I know karate, I know jujitsu, I drive like a gangster when I’m coming to see you.
My whole life I’ve done martial arts. Karate, wrestling, jujitsu, boxing. Even sumo for a brief period. Large Canadian tore my ACL in the dohyo (sumo ring). Fun times. If it were up to me some form of combat sport would be a standard part of public education. Builds character. They’re also fun, good exercise, and, if I were the sort that formed life-long friendships, allegedly they’re good for that too. Not that I would know about the last one. Everybody at my old karate school no longer speaks to me. If you read my post on Rachel Held Evans, you might be noticing a theme. For now though, let’s leave aside the glaringly obvious implications about my social skills that such implies and talk about something else. Let’s talk about kata.
Don’t check out yet. I promise this goes somewhere semi-profound.
Kata translates roughly to “form” or "forms.” If you’ve ever been to a traditional martial arts school you know what I’m talking about. Katas are sets of choreographed moves that, allegedly, train you to fight. How precisely they do this was never explained. Literally For like, a hundred years, nobody ever explained it.
On the surface kata don’t even make sense in that regard. How could artistic shadow boxing the air train you to fight an actual person? It obviously couldn’t. Real people move, and dodge, and hit you back. The air doesn’t do that. Nonetheless though, a legion of pot-bellied senseis across the world were undeterred from offering explanations to the contrary.
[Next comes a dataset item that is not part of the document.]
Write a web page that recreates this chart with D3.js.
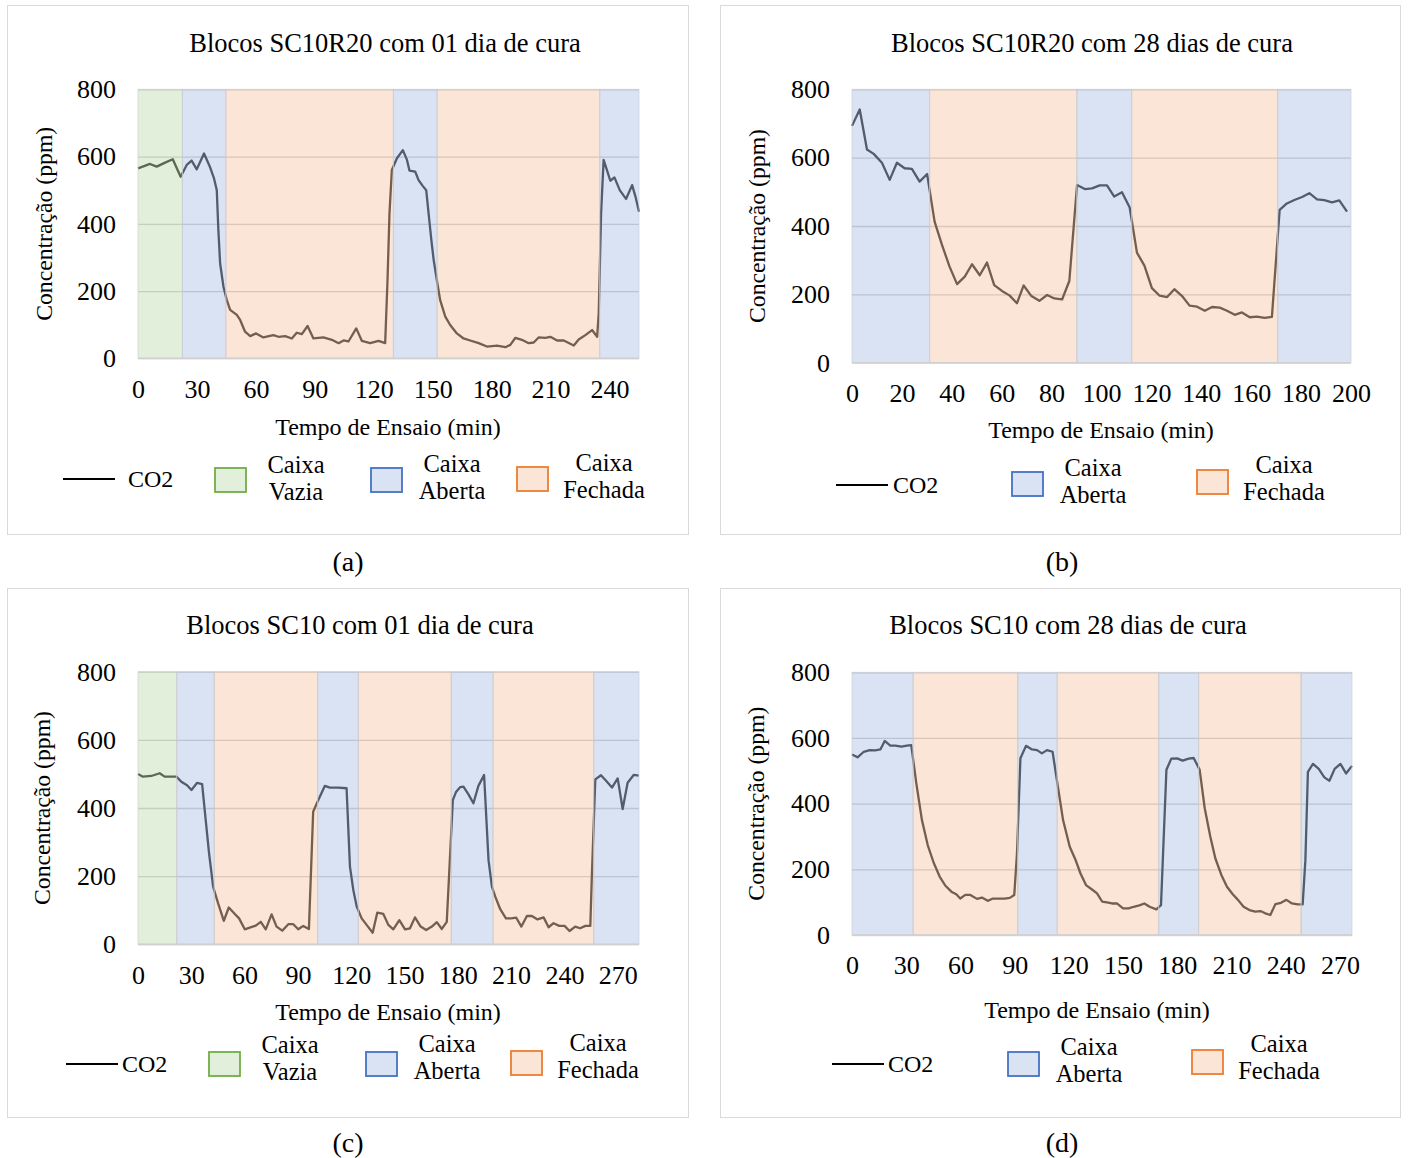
<!DOCTYPE html>
<html>
<head>
<meta charset="utf-8">
<script src="https://cdn.jsdelivr.net/npm/d3@7"></script>
<style>
  body { margin: 0; background: #fff; }
  text { font-family: "Liberation Serif", "Times New Roman", serif; fill: #000; }
</style>
</head>
<body>
<script>
// ---- data ----
const yTicks = [0, 200, 400, 600, 800];

// (a) Blocos SC10R20 com 01 dia de cura
const timeA = [0, 6.1, 9.5, 13.8, 17.7, 21.7, 24.8, 27.3, 29.9, 33.6, 36.7, 38.7, 40.1, 40.9, 41.8, 43.5, 45.2, 46.9, 50.3, 52, 54.5, 57.1, 60.1, 63.8, 68.9, 71.5, 74.9, 78.3, 80.8, 83.4, 86.3, 89.3, 94.4, 98.7, 102.1, 104.6, 107.1, 111.1, 113.9, 118.2, 122.4, 125.8, 127, 128, 129.2, 131.8, 134.8, 136.9, 138.2, 141.1, 142.8, 145, 146.7, 147.9, 149.3, 150.5, 152.1, 153.8, 156.4, 158.9, 162.3, 165.7, 169.1, 173.4, 177.6, 182.7, 187, 189.5, 192.1, 195.4, 198.8, 201.4, 203.9, 207.3, 209.9, 213.3, 216.7, 221.8, 224.3, 227.7, 231.1, 233.7, 234.5, 235.7, 237, 238.4, 240.4, 242.5, 245.2, 248.4, 251.5, 253.2, 255];
const co2A = [565, 578, 570, 582, 592, 540, 575, 588, 562, 609, 568, 535, 500, 382, 282, 213, 173, 144, 129, 114, 79, 66, 74, 62, 69, 64, 66, 59, 76, 72, 96, 59, 62, 55, 45, 53, 50, 89, 52, 45, 52, 45, 233, 431, 560, 595, 619, 590, 558, 555, 530, 512, 500, 431, 352, 292, 233, 173, 124, 99, 74, 59, 53, 45, 35, 38, 33, 40, 61, 55, 45, 47, 62, 61, 64, 53, 53, 38, 56, 69, 84, 64, 134, 431, 590, 565, 528, 538, 500, 474, 515, 481, 436];
const bandEdgesA = [0, 22.6, 44.7, 130, 152.2, 235, 255];
const bandTypesA = ["vazia", "aberta", "fechada", "aberta", "fechada", "aberta"];
const xTicksA = [0, 30, 60, 90, 120, 150, 180, 210, 240];

// (b) Blocos SC10R20 com 28 dias de cura
const timeB = [0, 3.1, 6, 8.7, 12, 15.1, 18, 21.1, 24, 27.1, 30.1, 33.1, 36.1, 39.1, 42.1, 45.2, 48.1, 51.2, 54.1, 57, 60.1, 63.1, 66.1, 68.8, 71.9, 75.1, 78.2, 81.1, 84.2, 87.1, 90.2, 93.3, 96.2, 99.3, 102.2, 105.1, 108.2, 111.3, 114.2, 117.2, 120.2, 123.3, 126.3, 129.2, 132.3, 135.3, 138.3, 141.4, 144.3, 147.4, 150.3, 153.4, 156.3, 159.4, 162.3, 165.4, 168.3, 171.4, 174.3, 177.3, 180.4, 183.3, 186.4, 189.3, 192.4, 195.3, 198.4];
const co2B = [693, 741, 624, 611, 585, 535, 585, 569, 567, 530, 552, 413, 344, 281, 230, 252, 288, 256, 293, 227, 210, 197, 174, 226, 195, 181, 198, 188, 185, 239, 520, 508, 510, 519, 519, 486, 499, 454, 322, 284, 218, 196, 192, 215, 195, 167, 164, 152, 163, 161, 152, 140, 147, 133, 135, 131, 134, 447, 466, 476, 485, 496, 478, 476, 469, 475, 442];
const bandEdgesB = [0, 31.1, 90.1, 112.1, 170.6, 200];
const bandTypesB = ["aberta", "fechada", "aberta", "fechada", "aberta"];
const xTicksB = [0, 20, 40, 60, 80, 100, 120, 140, 160, 180, 200];

// (c) Blocos SC10 com 01 dia de cura
const timeC = [0, 2.8, 7.5, 12.2, 15, 18.8, 21.6, 24.4, 27.6, 30.1, 33.3, 36.1, 38.1, 40, 42.3, 45.1, 48.3, 51.1, 54.5, 56.9, 60.1, 62.9, 66.3, 69.1, 71.9, 75.2, 78, 81.2, 84.6, 87.4, 90.2, 93, 96.2, 98.6, 101.1, 105.2, 108, 112.7, 117.4, 119.3, 121.2, 123.1, 125.9, 129.1, 132.1, 134.7, 138.1, 140.9, 143.7, 147.1, 150.3, 153.1, 155.9, 159.1, 162.2, 165.4, 168.2, 171, 173.8, 177.2, 179.1, 181.3, 183.2, 186, 188.8, 191.6, 194.8, 197.3, 199.2, 201.1, 203.9, 207.1, 210.1, 212.9, 215.8, 218.9, 221.7, 224.9, 228.3, 231.1, 233.9, 237.1, 240.1, 242.9, 246.1, 248.9, 251.8, 254.6, 255.5, 257.4, 260.6, 263.6, 266.8, 270, 272.8, 275.6, 279, 281.9];
const co2C = [500, 492, 494, 502, 492, 492, 492, 477, 467, 453, 474, 470, 365, 267, 169, 120, 69, 108, 89, 76, 44, 49, 55, 66, 44, 88, 52, 40, 59, 59, 44, 54, 45, 389, 419, 465, 460, 460, 458, 228, 159, 111, 76, 54, 34, 93, 89, 57, 44, 71, 44, 47, 79, 52, 42, 52, 65, 45, 66, 423, 448, 461, 463, 440, 414, 465, 497, 247, 169, 140, 103, 76, 76, 78, 52, 83, 83, 73, 79, 50, 62, 54, 54, 39, 52, 47, 54, 54, 208, 484, 496, 479, 460, 487, 397, 474, 497, 495];
const bandEdgesC = [0, 21.8, 42.9, 101.1, 124, 176.3, 199.8, 256.5, 282];
const bandTypesC = ["vazia", "aberta", "fechada", "aberta", "fechada", "aberta", "fechada", "aberta"];
const xTicksC = [0, 30, 60, 90, 120, 150, 180, 210, 240, 270];

// (d) Blocos SC10 com 28 dias de cura
const timeD = [0, 3.1, 6.5, 9.8, 12.9, 15.7, 18.1, 21.2, 24, 27.3, 30.4, 32.8, 35.6, 38.7, 41.9, 45.2, 48.5, 51.7, 55, 57.7, 59.9, 62.7, 65.5, 69.2, 71.9, 75.1, 78, 81.2, 84.5, 87.3, 89.8, 91.3, 93.2, 96.3, 99.6, 102.4, 105.1, 107.9, 111, 113.1, 116.8, 120.5, 123.6, 126.4, 129.5, 133.2, 135.6, 138.4, 141.1, 143.9, 146.6, 150, 153.1, 155.9, 159, 161.8, 164.7, 168.4, 171, 174, 176.7, 179.9, 183, 186.3, 189.1, 192.4, 195.2, 198.3, 201.1, 204.4, 207.5, 210.7, 213.6, 216.7, 219.9, 223.2, 226, 228.7, 231.5, 234.3, 237.4, 240.4, 243.5, 246.6, 249.4, 250.9, 252.3, 255.1, 258.3, 261.4, 264.2, 267.1, 270.3, 273.4, 276.7];
const co2D = [550, 541, 558, 563, 562, 565, 591, 577, 577, 574, 577, 578, 462, 350, 274, 220, 178, 150, 132, 124, 111, 122, 122, 110, 114, 104, 111, 111, 111, 113, 122, 249, 538, 576, 565, 563, 553, 563, 558, 482, 350, 269, 230, 188, 152, 137, 127, 102, 99, 96, 96, 81, 81, 86, 90, 96, 86, 78, 91, 503, 537, 538, 531, 537, 539, 503, 386, 299, 233, 183, 147, 124, 107, 86, 76, 71, 73, 66, 61, 94, 98, 107, 96, 93, 93, 228, 497, 521, 506, 480, 470, 506, 521, 492, 515];
const bandEdgesD = [0, 33.8, 91.7, 113.5, 169.7, 191.8, 248.5, 276.7];
const bandTypesD = ["aberta", "fechada", "aberta", "fechada", "aberta", "fechada", "aberta"];
const xTicksD = [0, 30, 60, 90, 120, 150, 180, 210, 240, 270];

const bandColors = { vazia: "#70AD47", aberta: "#4472C4", fechada: "#ED7D31" };
const bandLabels = { vazia: ["Caixa", "Vazia"], aberta: ["Caixa", "Aberta"], fechada: ["Caixa", "Fechada"] };

// ---- layout ----
const panels = [
  { label: "(a)", title: "Blocos SC10R20 com 01 dia de cura", time: timeA, co2: co2A, edges: bandEdgesA, types: bandTypesA, ticks: xTicksA,
    frame: [7, 5, 681, 529], plot: [138, 639, 89.3, 358.3], titleXY: [385, 52], yTitleX: 44, xTitleXY: [388, 435], labelXY: [348, 571],
    legend: { line: [63, 115, 479], co2X: 128, boxes: [[215, 468, 296, 464], [371, 468, 452, 463], [517, 467, 604, 462]] } },
  { label: "(b)", title: "Blocos SC10R20 com 28 dias de cura", time: timeB, co2: co2B, edges: bandEdgesB, types: bandTypesB, ticks: xTicksB,
    frame: [720, 5, 680, 529], plot: [852, 1351, 89.3, 362.7], titleXY: [1092, 52], yTitleX: 757, xTitleXY: [1101, 438], labelXY: [1062, 571],
    legend: { line: [836, 888, 485], co2X: 893, boxes: [[1012, 472, 1093, 467], [1197, 470, 1284, 464]] } },
  { label: "(c)", title: "Blocos SC10 com 01 dia de cura", time: timeC, co2: co2C, edges: bandEdgesC, types: bandTypesC, ticks: xTicksC,
    frame: [7, 588, 681, 529], plot: [138, 639, 671.7, 944.3], titleXY: [360, 634], yTitleX: 42, xTitleXY: [388, 1020], labelXY: [348, 1152],
    legend: { line: [66, 118, 1064], co2X: 122, boxes: [[209, 1052, 290, 1044], [366, 1052, 447, 1043], [511, 1051, 598, 1042]] } },
  { label: "(d)", title: "Blocos SC10 com 28 dias de cura", time: timeD, co2: co2D, edges: bandEdgesD, types: bandTypesD, ticks: xTicksD,
    frame: [720, 588, 680, 529], plot: [852, 1352, 672.3, 935], titleXY: [1068, 634], yTitleX: 756, xTitleXY: [1097, 1018], labelXY: [1062, 1152],
    legend: { line: [832, 884, 1064], co2X: 888, boxes: [[1008, 1052, 1089, 1046], [1192, 1050, 1279, 1043]] } }
];

const svg = d3.select("body").append("svg")
  .attr("width", 1408)
  .attr("height", 1158)
  .style("display", "block");

svg.append("rect").attr("width", 1408).attr("height", 1158).attr("fill", "#fff");

panels.forEach(p => drawPanel(p));

function drawPanel(p) {
  const [left, right, top, bottom] = p.plot;
  const g = svg.append("g");

  g.append("rect")
    .attr("x", p.frame[0] + 0.5).attr("y", p.frame[1] + 0.5)
    .attr("width", p.frame[2]).attr("height", p.frame[3])
    .attr("fill", "#fff").attr("stroke", "#d9d9d9");

  const x = d3.scaleLinear().domain([0, d3.max(p.edges)]).range([left, right]);
  const y = d3.scaleLinear().domain([0, 800]).range([bottom, top]);

  // gridlines
  g.append("g")
    .attr("transform", `translate(${left},0)`)
    .call(d3.axisLeft(y).tickValues(yTicks).tickSize(-(right - left)).tickFormat(""))
    .call(a => a.select(".domain").remove())
    .call(a => a.selectAll("line").attr("stroke", "#d9d9d9").attr("stroke-width", 1.3));

  // y tick labels
  g.append("g")
    .attr("transform", `translate(${left - 22},0)`)
    .call(d3.axisLeft(y).tickValues(yTicks).tickSize(0).tickPadding(0))
    .call(a => a.select(".domain").remove())
    .call(a => a.selectAll("text")
      .style("font-family", '"Liberation Serif", serif')
      .style("font-size", "26px")
      .attr("fill", "#000"));

  // x tick labels
  g.append("g")
    .attr("transform", `translate(0,${bottom + 21})`)
    .call(d3.axisBottom(x).tickValues(p.ticks).tickSize(0).tickPadding(0))
    .call(a => a.select(".domain").remove())
    .call(a => a.selectAll("text")
      .style("font-family", '"Liberation Serif", serif')
      .style("font-size", "26px")
      .attr("dy", "0.71em")
      .attr("fill", "#000"));

  // CO2 line
  const pts = p.time.map((t, i) => [t, p.co2[i]]);
  g.append("path")
    .datum(pts)
    .attr("fill", "none")
    .attr("stroke", "#575757")
    .attr("stroke-width", 2.3)
    .attr("stroke-linejoin", "round")
    .attr("d", d3.line().x(d => x(d[0])).y(d => y(d[1])));

  // bands on top, translucent
  const bands = p.types.map((type, i) => ({ type, x0: p.edges[i], x1: p.edges[i + 1] }));
  g.selectAll(".band").data(bands).join("rect")
    .attr("class", "band")
    .attr("x", d => x(d.x0))
    .attr("y", top)
    .attr("width", d => x(d.x1) - x(d.x0))
    .attr("height", bottom - top)
    .attr("fill", d => bandColors[d.type])
    .attr("fill-opacity", 0.2)
    .attr("stroke", "#c9ccd2")
    .attr("stroke-opacity", 0.6)
    .attr("stroke-width", 1);

  // bottom axis line
  g.append("line")
    .attr("x1", left).attr("x2", right)
    .attr("y1", bottom).attr("y2", bottom)
    .attr("stroke", "#d0d0d0").attr("stroke-width", 1.5);

  // titles
  g.append("text")
    .attr("x", p.titleXY[0]).attr("y", p.titleXY[1])
    .attr("text-anchor", "middle")
    .style("font-size", "26.5px")
    .text(p.title);

  g.append("text")
    .attr("transform", `translate(${p.yTitleX},${(top + bottom) / 2}) rotate(-90)`)
    .attr("text-anchor", "middle")
    .attr("dy", "0.35em")
    .style("font-size", "23.7px")
    .text("Concentração (ppm)");

  g.append("text")
    .attr("x", p.xTitleXY[0]).attr("y", p.xTitleXY[1])
    .attr("text-anchor", "middle")
    .style("font-size", "24px")
    .text("Tempo de Ensaio (min)");

  // legend
  const lg = p.legend;
  g.append("line")
    .attr("x1", lg.line[0]).attr("x2", lg.line[1])
    .attr("y1", lg.line[2]).attr("y2", lg.line[2])
    .attr("stroke", "#000").attr("stroke-width", 2.2);
  g.append("text")
    .attr("x", lg.co2X).attr("y", lg.line[2])
    .attr("dy", "0.35em")
    .style("font-size", "24px")
    .text("CO2");

  const order = ["vazia", "aberta", "fechada"];
  const legendTypes = Array.from(new Set(p.types)).sort((a, b) => order.indexOf(a) - order.indexOf(b));
  legendTypes.forEach((type, i) => {
    const [bx, by, tx, ty] = lg.boxes[i];
    g.append("rect")
      .attr("x", bx).attr("y", by)
      .attr("width", 31).attr("height", 24)
      .attr("fill", bandColors[type]).attr("fill-opacity", 0.2)
      .attr("stroke", bandColors[type]).attr("stroke-width", 1.8);
    bandLabels[type].forEach((s, j) => {
      g.append("text")
        .attr("x", tx).attr("y", ty + j * 27)
        .attr("dy", "0.35em")
        .attr("text-anchor", "middle")
        .style("font-size", "24.5px")
        .text(s);
    });
  });

  // sub-figure label
  svg.append("text")
    .attr("x", p.labelXY[0]).attr("y", p.labelXY[1])
    .attr("text-anchor", "middle")
    .style("font-size", "28px")
    .text(p.label);
}
</script>
</body>
</html>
The more honest ones would admit they had no idea what kata were about but still believed they should be practiced for “spiritual development” and “discipline.” The less honest, more creative types would instead come up with all manner of explanations for the movements in the forms, some of the plausible, some of them not even remotely.
“You punch this guy see. And then, I guess, he dies. And since he’s dead you can turn your back on him and fight this other guy. You’re fighting, like, 9, no, fifteen people here. Like a Bruce Lee movie. Okay so anyway no you low block this guy to death and turn away again. Yeah. And then guy number three gets a karate chop.”
I exaggerate, but not much.
Sometimes it was almost that bad.
From the introduction of karate to mainland Japan (it began on the island nation of Okinawa) in the 1920s, student after student, and teacher after teacher, has gone on doing this forms, without really knowing why. “Well, my sensei said they were important, and his sensei told him they were important so…”
That’s the power of appeal to authority. You can get hundreds of thousands of kids around the world doing nonsense artsy shadow boxing for decades by appealing to authority. Great rhetorical maneuver to keep handy in your back pocket. Read enough books and you can eventually find an authority figure saying just about anything you like.
Neat trick.
I was one of those kids. Every Tuesday and Thursday for ten years I would go to my karate class and the local rec center do katas. We’d do other stuff too of course, sparing and so one, but the backbone of the class was always the katas. Kata makes karate, karate. Without the forms there’s nothing really to distinguish it from any other form of kicking and punching, except maybe the outfit. Not many other warriors go about in white pajamas. For those ten years I did the forms, over and over again, never really knowing what they were for.
We had ideas. Now and again the more advanced students would get together and speculate. “I think this movement is a headbutt.” “No, no, that’s a neck crank.” Some of our ideas were even plausible and the four or five of times I got in real, honest fights, they even worked. Again, let’s ignore the glaring implications about my social skills.